Positive responses have also come from faculty members who have heard about my video guides and have asked me how they can create guides for their own courses. For example, a professor at Dartmouth wrote to me:

"I was talking to a friend at Duke today, and he suggested I look at the video guides on your website. I love them! I wonder if you could tell me how you made them? I really like the way the tour through the chapter is personal, and the turning of the actual pages."
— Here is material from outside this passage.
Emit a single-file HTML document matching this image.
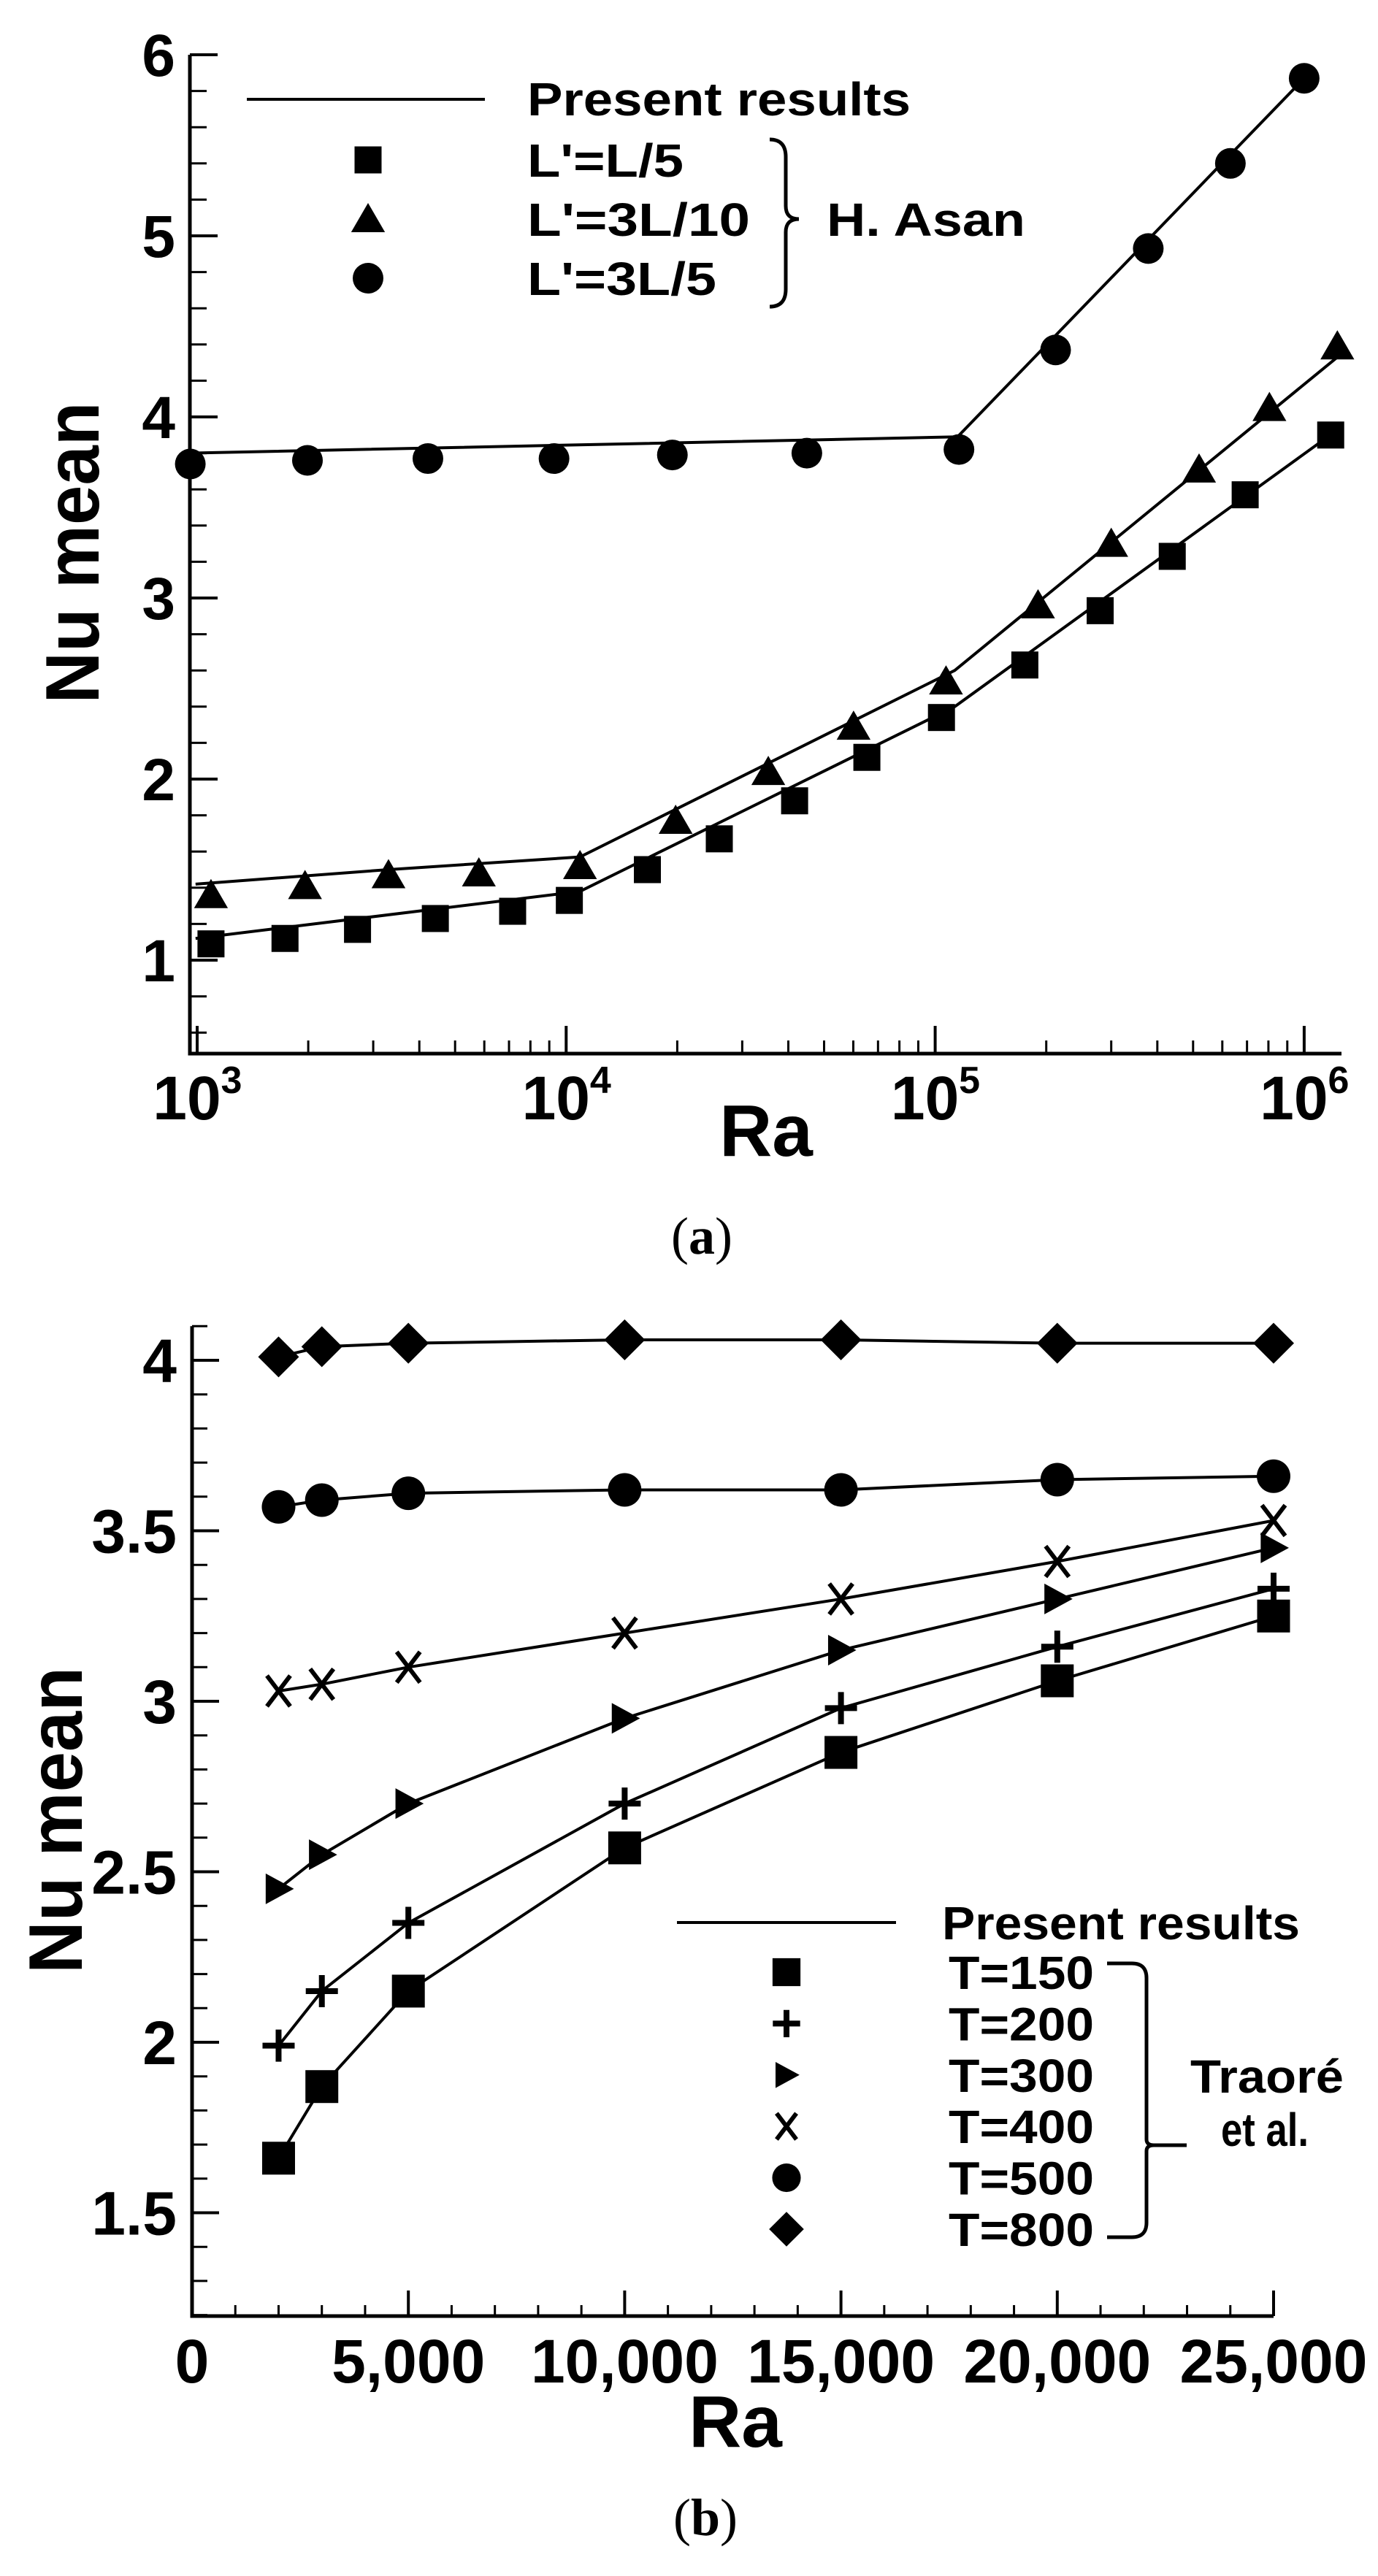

Other faculty have made similar encouraging comments. Until truly innovative digital textbooks lead students through the content directly, video guides are an easy way for faculty to make old media more accessible and more appealing to our millennial students.

Endnotes
  1. Eric R. Kandel, James Schwartz, and Thomas Jessell, Principles of Neural Science,
    4th ed. (New York: McGraw-Hill, 2000).
  2. Richard F. Olivo, "An Online Lab Manual for Neurophysiology," Journal of Undergraduate Neuroscience Education, vol. 2, no. 1 (2003), pp. A16–A22.
  3. Barbara E. Walvoord and Virginia Johnson Anderson, Effective Grading: A Tool for Learning and Assessment, 2nd ed. (San Francisco: Jossey-Bass, 2010), Chapter 6.
  4. Eric Mazur, "Are Science Lectures a Relic of the Past?" Physics World, vol. 9 (1996), pp. 13–14; and Gregor Novak, Evelyn Patterson, and Andrew Gavrin, "Just-in-Time Teaching" (2006).